While UTF-8 isn't a thing in the z/OS environment, I think there could
be value in printing something that will be converted by the existing
EBCDIC->ASCII terminal/NFS conversion into correctly-formed UTF-8
characters.

To wit: Say I have a UTF-8-encoded file in NFS, and I view it via a
text-mode NFS mount on z/OS. If I view it in less(1), then the high
characters are shown as arbitrary byte sequences (e.g. "DIVISION SIGN"
is "<66><B3>"). But if I just "cat" the file, then it renders correctly
in the terminal. Effectively an ASCII->EBCDIC->ASCII round trip.

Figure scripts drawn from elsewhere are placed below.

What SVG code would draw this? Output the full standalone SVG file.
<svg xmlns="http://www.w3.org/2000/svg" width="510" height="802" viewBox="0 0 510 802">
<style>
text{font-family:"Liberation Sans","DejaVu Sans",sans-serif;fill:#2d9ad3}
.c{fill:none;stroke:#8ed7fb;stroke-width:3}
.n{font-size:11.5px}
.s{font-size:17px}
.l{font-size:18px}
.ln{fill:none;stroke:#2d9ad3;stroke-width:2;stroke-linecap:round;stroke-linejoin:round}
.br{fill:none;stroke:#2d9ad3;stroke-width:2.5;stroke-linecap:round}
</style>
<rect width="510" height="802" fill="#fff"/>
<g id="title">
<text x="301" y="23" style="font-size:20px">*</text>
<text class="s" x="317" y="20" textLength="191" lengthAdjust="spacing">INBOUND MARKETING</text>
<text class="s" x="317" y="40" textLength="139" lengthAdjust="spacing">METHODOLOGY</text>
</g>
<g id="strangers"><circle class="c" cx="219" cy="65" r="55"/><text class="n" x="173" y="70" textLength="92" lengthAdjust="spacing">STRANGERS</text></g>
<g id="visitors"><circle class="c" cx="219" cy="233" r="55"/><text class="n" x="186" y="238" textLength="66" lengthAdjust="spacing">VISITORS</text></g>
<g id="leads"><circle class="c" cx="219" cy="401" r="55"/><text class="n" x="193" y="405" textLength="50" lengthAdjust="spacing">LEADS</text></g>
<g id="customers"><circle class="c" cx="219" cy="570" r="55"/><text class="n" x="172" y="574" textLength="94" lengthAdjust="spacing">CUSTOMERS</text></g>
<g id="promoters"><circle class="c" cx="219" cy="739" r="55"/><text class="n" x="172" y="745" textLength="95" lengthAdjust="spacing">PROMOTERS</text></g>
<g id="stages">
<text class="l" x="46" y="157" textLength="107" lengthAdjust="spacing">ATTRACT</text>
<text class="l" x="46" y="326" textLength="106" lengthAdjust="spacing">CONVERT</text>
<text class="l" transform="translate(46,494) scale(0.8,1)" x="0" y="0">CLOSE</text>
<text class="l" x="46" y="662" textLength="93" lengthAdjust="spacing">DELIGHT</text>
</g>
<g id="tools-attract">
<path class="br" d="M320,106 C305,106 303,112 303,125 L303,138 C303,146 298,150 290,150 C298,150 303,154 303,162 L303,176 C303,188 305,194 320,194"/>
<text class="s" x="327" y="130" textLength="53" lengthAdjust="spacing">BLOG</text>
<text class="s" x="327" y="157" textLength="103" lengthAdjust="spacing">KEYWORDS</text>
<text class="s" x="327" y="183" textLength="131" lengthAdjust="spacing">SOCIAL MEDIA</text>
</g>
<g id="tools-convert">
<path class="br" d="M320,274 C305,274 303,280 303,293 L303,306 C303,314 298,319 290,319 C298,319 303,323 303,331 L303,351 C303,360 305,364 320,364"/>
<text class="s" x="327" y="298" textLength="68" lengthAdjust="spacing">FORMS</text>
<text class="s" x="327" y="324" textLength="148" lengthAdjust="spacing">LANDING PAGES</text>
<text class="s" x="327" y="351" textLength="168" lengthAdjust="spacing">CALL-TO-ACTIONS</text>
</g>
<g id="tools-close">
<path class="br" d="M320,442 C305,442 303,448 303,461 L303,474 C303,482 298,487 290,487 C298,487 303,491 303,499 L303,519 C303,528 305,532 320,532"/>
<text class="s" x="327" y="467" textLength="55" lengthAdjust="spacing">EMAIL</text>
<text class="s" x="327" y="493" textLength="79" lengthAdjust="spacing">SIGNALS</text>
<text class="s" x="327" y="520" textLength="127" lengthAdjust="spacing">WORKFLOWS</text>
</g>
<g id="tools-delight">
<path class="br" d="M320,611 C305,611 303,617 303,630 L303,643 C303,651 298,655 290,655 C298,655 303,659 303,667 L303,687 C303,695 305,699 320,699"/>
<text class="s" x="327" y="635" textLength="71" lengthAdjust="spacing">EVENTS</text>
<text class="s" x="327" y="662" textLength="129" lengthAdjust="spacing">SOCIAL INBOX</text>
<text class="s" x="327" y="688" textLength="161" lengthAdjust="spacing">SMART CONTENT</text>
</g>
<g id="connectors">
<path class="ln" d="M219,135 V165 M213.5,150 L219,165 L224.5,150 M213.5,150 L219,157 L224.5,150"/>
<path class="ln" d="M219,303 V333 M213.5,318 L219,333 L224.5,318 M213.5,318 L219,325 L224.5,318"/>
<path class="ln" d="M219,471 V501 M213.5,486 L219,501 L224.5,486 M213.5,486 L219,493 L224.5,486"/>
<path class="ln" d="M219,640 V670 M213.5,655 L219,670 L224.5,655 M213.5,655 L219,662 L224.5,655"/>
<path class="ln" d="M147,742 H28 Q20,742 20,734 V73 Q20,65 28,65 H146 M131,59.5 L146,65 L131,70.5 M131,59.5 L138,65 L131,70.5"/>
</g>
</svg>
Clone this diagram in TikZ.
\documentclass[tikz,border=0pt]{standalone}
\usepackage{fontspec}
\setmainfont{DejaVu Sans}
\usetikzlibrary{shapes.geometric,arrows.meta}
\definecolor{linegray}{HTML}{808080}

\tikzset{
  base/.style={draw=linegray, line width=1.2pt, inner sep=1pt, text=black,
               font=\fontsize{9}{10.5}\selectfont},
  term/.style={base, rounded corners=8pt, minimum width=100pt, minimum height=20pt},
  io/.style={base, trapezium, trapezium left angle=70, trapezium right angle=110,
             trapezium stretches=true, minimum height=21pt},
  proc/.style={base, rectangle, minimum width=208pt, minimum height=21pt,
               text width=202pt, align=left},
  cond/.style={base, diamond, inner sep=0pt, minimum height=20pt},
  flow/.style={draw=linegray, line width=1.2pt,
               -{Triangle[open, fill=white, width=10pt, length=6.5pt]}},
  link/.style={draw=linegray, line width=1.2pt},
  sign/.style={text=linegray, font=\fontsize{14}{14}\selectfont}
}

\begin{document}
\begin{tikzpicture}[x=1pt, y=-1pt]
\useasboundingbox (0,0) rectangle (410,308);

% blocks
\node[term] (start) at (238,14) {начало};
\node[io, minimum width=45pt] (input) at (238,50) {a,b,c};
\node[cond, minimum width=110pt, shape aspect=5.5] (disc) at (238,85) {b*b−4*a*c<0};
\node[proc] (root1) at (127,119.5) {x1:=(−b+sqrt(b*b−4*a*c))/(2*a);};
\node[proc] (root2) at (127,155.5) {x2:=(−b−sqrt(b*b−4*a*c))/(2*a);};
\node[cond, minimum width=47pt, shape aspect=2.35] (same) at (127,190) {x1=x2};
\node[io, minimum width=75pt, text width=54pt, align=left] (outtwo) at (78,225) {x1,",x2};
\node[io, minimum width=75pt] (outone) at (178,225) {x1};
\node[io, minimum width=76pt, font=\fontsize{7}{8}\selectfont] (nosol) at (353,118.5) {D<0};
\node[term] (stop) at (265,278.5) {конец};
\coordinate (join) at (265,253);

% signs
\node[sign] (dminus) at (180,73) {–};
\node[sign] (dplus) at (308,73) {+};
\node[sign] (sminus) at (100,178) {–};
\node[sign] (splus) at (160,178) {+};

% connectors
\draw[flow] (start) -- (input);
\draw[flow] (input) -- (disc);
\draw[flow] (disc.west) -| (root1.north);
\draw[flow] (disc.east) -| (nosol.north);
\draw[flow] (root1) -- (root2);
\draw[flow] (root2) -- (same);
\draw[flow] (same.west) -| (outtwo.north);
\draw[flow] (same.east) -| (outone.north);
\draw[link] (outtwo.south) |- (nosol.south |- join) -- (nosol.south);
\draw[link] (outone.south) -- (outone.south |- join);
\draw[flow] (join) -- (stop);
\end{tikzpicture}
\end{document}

I don't know if there are use cases where this may yield unintuitive
results... perhaps if this "nega-UTF-8" were redirected to a file and
then processed further in z/OS, that may lead to some surprises. But in
terms of doing something sensible when using a "\uNNNN" escape in an
environment that shouldn't support it, it seems no worse than producing
actual UTF-8 bytes.


--Daniel


-- 
Daniel Richard G. || sk...@iskunk.org
My ASCII-art .sig got a bad case of Times New Roman.